13:14 Suggestion: Spend enough money to teach Facebook to send you the leads that you want. This will probably be more than you think you need to spend. They're called conversion events, and you need to send at least 50 in order for Facebook to learn. 

 

14:24 Suggestion: Split-test your pages and copy. The ads, the images, everything. You don't know what will work, so you need a lot of options. You get closer and closer with every iteration. 

15:28 Suggestion: When you're advertising for a location-dependent event, it's the trickiest ad. Try having an opt-in. Try 3-month lead-ups. 

17:19 Suggestion: Is extremely difficult and expensive to get somebody to commit to showing up to a thing in person. It's extremely easy to get somebody's email, by offering them some free virtual value. If you're targeting within 50 miles and getting an email, you know that you can continue to market to them consistently, without having to pay again. You have the ability to get them to come, once you've warmed up to them. You have the ability to retarget them with more ads. Ultimately, you have the ability to build a relationship with them ahead of time. 

18:14 Suggestion: You might need 1,000 opt-ins to fill a 50-person event. 

18:25 Suggestion: With no name recognition, a cold audience just won't commit. But if they're been warmed up for a few months, they're much more likely.

18:38 Question: How many people are you trying to fill?

18:46 I would like to be able to scale these events so that I'm not leading every single one of them - one a month - if we can literally just show up, run the event, go home, I'd love one per month, 50 people. 

19:23 Phase 1: So let's say 75, on the high end. You need at least 1,500 or 2,000 opt-ins to get those butts in the seats, that are in your area. Realistically, you'll need to spend $2.50 to $5.00/ lead to get there. $5.00 X 2,000 = $10,000 in ad costs. But it doesn't stop at the ad. You need to be continually dripping on them, developing a relationship. 

19:55 Phase 2: Try to get some low-ticket offers on the front-end of the funnel. Maybe a $7 upsale, a $37 upsale, a $97 upsale kind of thing, so you can recoup some of your ad costs. That's what we're working on in our business, but it's successful. 

20:13 Suggestion: To create the relationship, they want to know that if they invest their money they're going to get the return. So if they do a small investment and feel successful, you reinforce the relationship and then you give them an opportunity to do a higher level of commitment with you. More transformation. Building them up to that stage is a process. It's a long-term, stepping stone type relationship. You get their information, and then you nurture them. It's a life-long relationship. 

21:02 Question: You only have one entry-point.

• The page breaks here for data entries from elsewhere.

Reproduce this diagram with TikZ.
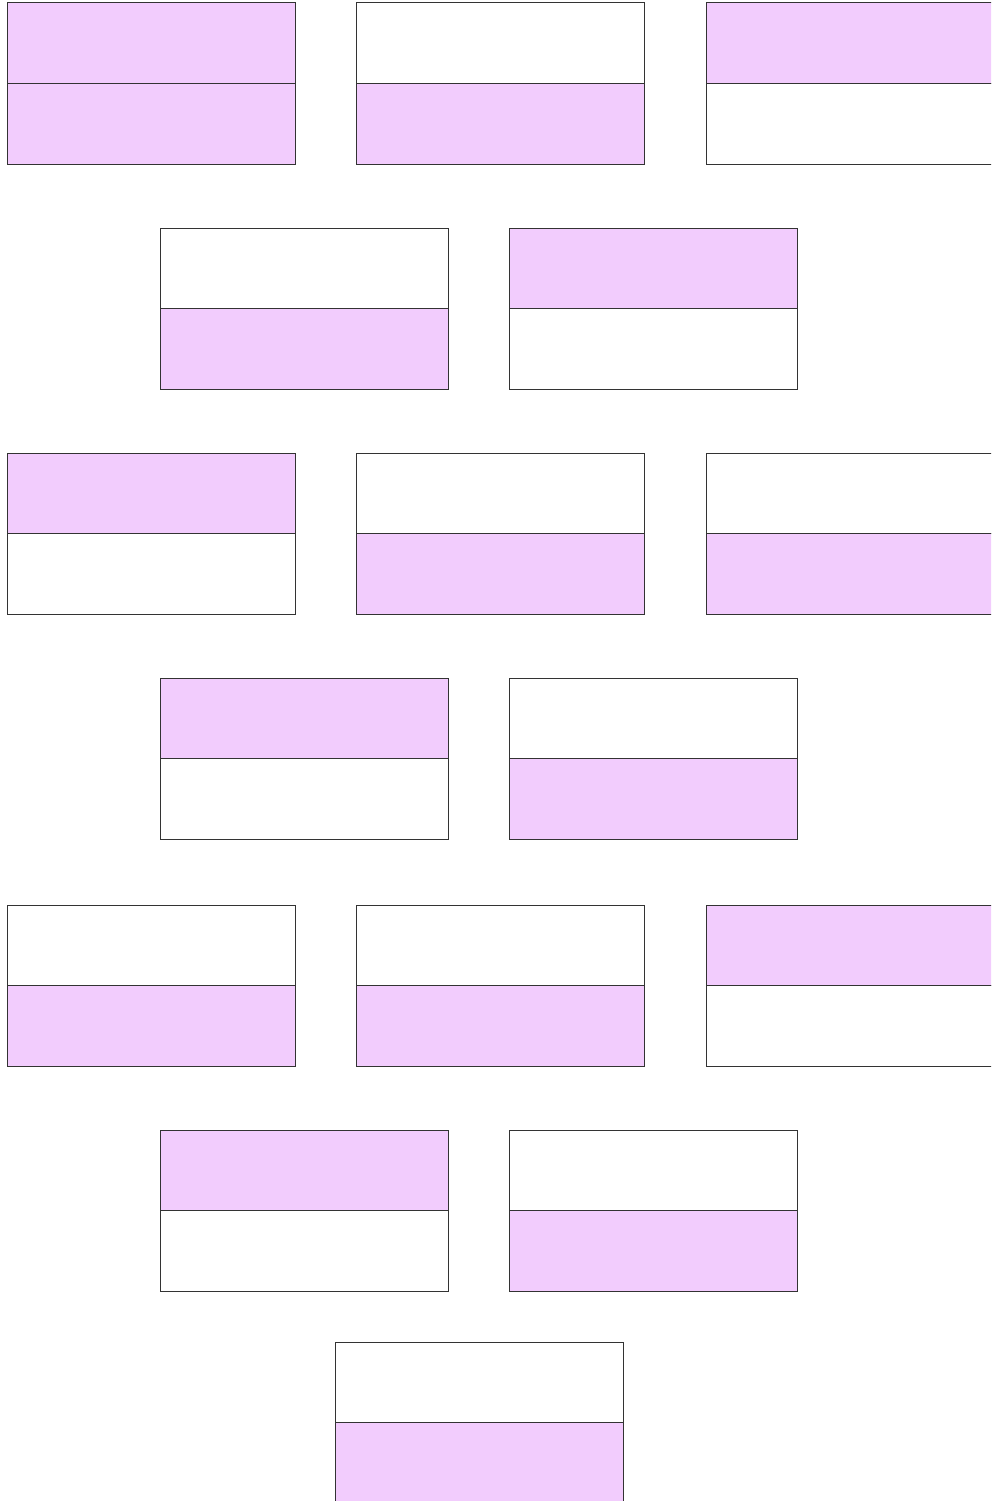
\documentclass[tikz,border=0pt]{standalone}
\definecolor{pinkfill}{HTML}{F2CCFD}
\definecolor{edge}{HTML}{333333}
\tikzset{
  half/.style={draw=edge, line width=1pt, minimum width=288pt, minimum height=80.5pt, inner sep=0pt, outer sep=0pt, anchor=north west},
  P/.style={half, fill=pinkfill},
  W/.style={half, fill=white}
}
\begin{document}
\begin{tikzpicture}[x=1pt,y=-1pt]
\useasboundingbox (0,0) rectangle (991,1501);
\clip (0,0) rectangle (991,1501);
\foreach \n/\x/\y/\t/\b in {
  a/7/3/P/P, b/356/3/W/P, c/706/3/P/W,
  d/160/228/W/P, e/509/228/P/W,
  f/7/453/P/W, g/356/453/W/P, h/706/453/W/P,
  i/160/678/P/W, j/509/678/W/P,
  k/7/905/W/P, l/356/905/W/P, m/706/905/P/W,
  n/160/1130/P/W, o/509/1130/W/P,
  p/335/1342/W/P}{
  \node[\t] (\n top) at (\x,\y) {};
  \node[\b] (\n bot) at (\x,\y+80.5) {};
}
\end{tikzpicture}
\end{document}
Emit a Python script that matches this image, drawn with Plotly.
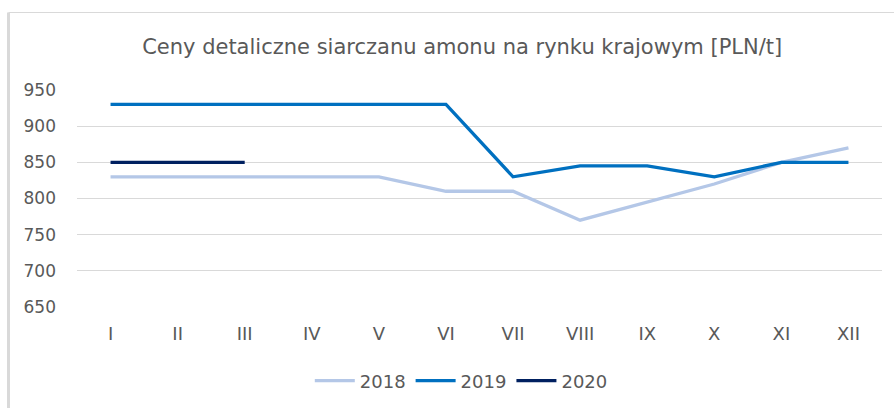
import plotly.graph_objects as go

months = ["I", "II", "III", "IV", "V", "VI", "VII", "VIII", "IX", "X", "XI", "XII"]
y2018 = [830, 830, 830, 830, 830, 810, 810, 770, 795, 820, 850, 870]
y2019 = [930, 930, 930, 930, 930, 930, 830, 845, 845, 830, 850, 850]
months2020 = ["I", "II", "III"]
y2020 = [850, 850, 850]
y_ticks = [650, 700, 750, 800, 850, 900, 950]

FONT = "DejaVu Sans"
GREY = "#595959"

fig = go.Figure()
fig.add_trace(go.Scatter(x=months, y=y2018, mode="lines", name="2018",
                         line=dict(color="#b4c7e7", width=3.3)))
fig.add_trace(go.Scatter(x=months, y=y2019, mode="lines", name="2019",
                         line=dict(color="#0070c0", width=3.3)))
fig.add_trace(go.Scatter(x=months2020, y=y2020, mode="lines", name="2020",
                         line=dict(color="#002060", width=3.3)))

# Chart border (top and left visible)
L, R, T, B = 77, 882, 90, 307
def px(x):
    return (x - L) / (R - L)
def py(y):
    return (B - y) / (B - T)

fig.add_shape(type="line", xref="paper", yref="paper",
              x0=px(8.5), x1=px(900), y0=py(12.5), y1=py(12.5),
              line=dict(color="#d9d9d9", width=1))
fig.add_shape(type="line", xref="paper", yref="paper",
              x0=px(8.5), x1=px(8.5), y0=py(12.5), y1=py(420),
              line=dict(color="#d9d9d9", width=3))

fig.update_layout(
    width=894, height=408,
    margin=dict(l=L, r=894 - R, t=T, b=408 - B),
    paper_bgcolor="white", plot_bgcolor="white",
    font=dict(family=FONT, color=GREY, size=17),
    title=dict(text="Ceny detaliczne siarczanu amonu na rynku krajowym [PLN/t]",
               x=0.517, xref="container", xanchor="center",
               y=(408 - 47) / 408, yref="container", yanchor="middle",
               font=dict(family=FONT, size=21, color=GREY)),
    xaxis=dict(categoryorder="array", categoryarray=months, range=[-0.5, 11.5],
               showgrid=False, showline=False, zeroline=False,
               ticks="", tickfont=dict(size=18, color=GREY), ticklabelstandoff=14),
    yaxis=dict(range=[650, 950], tickvals=y_ticks, showgrid=True,
               gridcolor="#d9d9d9", gridwidth=1, zeroline=False, showline=False,
               ticks="", tickfont=dict(size=17, color=GREY), ticklabelstandoff=20),
    legend=dict(orientation="h", x=0.516, xref="container", xanchor="center",
                y=(408 - 381) / 408, yref="container", yanchor="middle",
                font=dict(size=18, color=GREY), itemwidth=40,
                bgcolor="rgba(0,0,0,0)"),
    showlegend=True,
)

fig.write_html("out.html",
               config={"displayModeBar": False},
               post_script="document.body.style.margin='0';document.body.style.padding='0';")
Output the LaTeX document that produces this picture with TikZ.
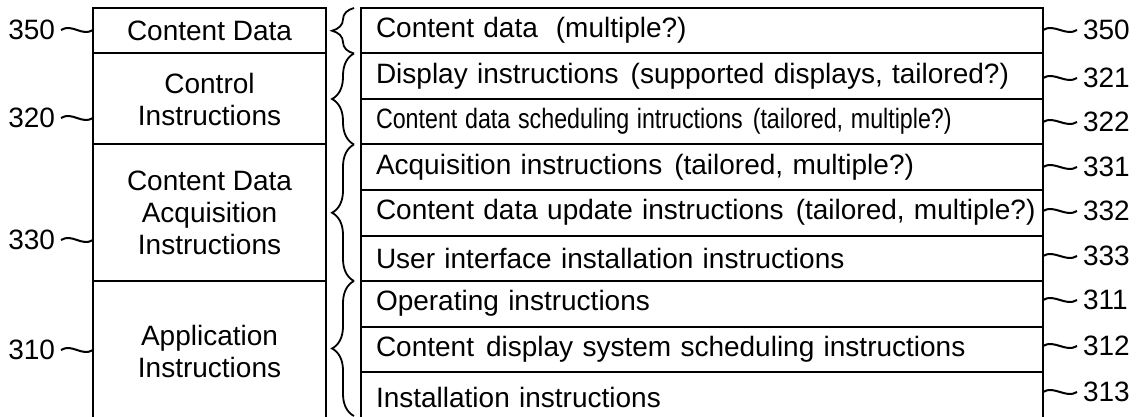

How can you create 3, 5, 7? Do you have any automated funnels? What else can you do? 

21:22 Kit: Our systems are such rats' nests, they require so much manpower, so we need to clean it all up and streamline.

21:35 Suggestion: Eliminate anything that doesn't serve you. What's left, simplify and streamline. 

21:46 Kit: We do have an automated program, but I question it because I'm afraid it's like every other course on the Internet. 

21:54 Rosy: We never released it. We've only done some beta testing for it. 

22:25 Kit: We have so much that we're doing, that we don't finish things. 

22:30 Brad: It sounds like you guys need to simplify, streamline, and scale. In that order.

22:38 Suggestion: My best hack for multiple entry-points, fast is to come up with an eBook that's the Top 10 Something, then you have ten leadpages and each leadpage is one of those things. Then you can send ads to that one thing, so your Facebook ad is Here's the One Trick to XYZ" it goes to the leadpage, which goes to the eBook. But it's 10X. There's one lead magnet, but ten ways into it.

23:08 Brad: That's interesting. Do you cut the ones that aren't tracking?

23:16 Suggestion: The trick is that they're in the book. 

 

23:24 Brad: Say #2 isn't going anywhere, but #8 is killing it, wouldn't you just double down on #8?

23:26 Yeah. But that's the quickest way to get ten entry points to one thing. Mistakes work best; people like to know what not to do. Or myths. But a top 10 list in an ad can be overwhelming, so just say, "Here's the one thing that's going to help you do XYZ." When they show up it's ten things.

24:15 Suggestion: I just did a bad-ass video with an opt-in at the end.

24:30 Brad: $500 price point, time and money. It's like have this Mastermind, but there's no stairs to the top floor. Unless they're really committed, they're not going to jump.

24:46 Kit: We have people go from $47 to $5,000 with nothing in between. We're doing already. But we could have an automated $500 program.

24:55 Brad: Or you could just have stairs. 

25:06 Question: Have you thought about an automated webinar?

25:08 Kit: I created one with the Facebook guy then he didn't put it out. 

25:14 Question: What  are the top-5 things that you're going to work on for the next week?

25:28 Kit: Rat's nest. Launch the course. 

25:43 Kit: Delegate and SOP for all the stuff we don't want to do. 

26:34 Kit: Scaling consultant, should be #1.

27:24 Rosy: Putting our energy into the next programs. 

27:38 Kit: Getting people into the programs.

 

Three Key Points:

  1. Get organized. Think about hiring someone to help you. Make a to-do list.
  2. You’ll need to spend money on advertising, probably more than you realize.
  3. Outsourcing and delegating is good, but you’ve got to understand all of your systems. Create SOPs.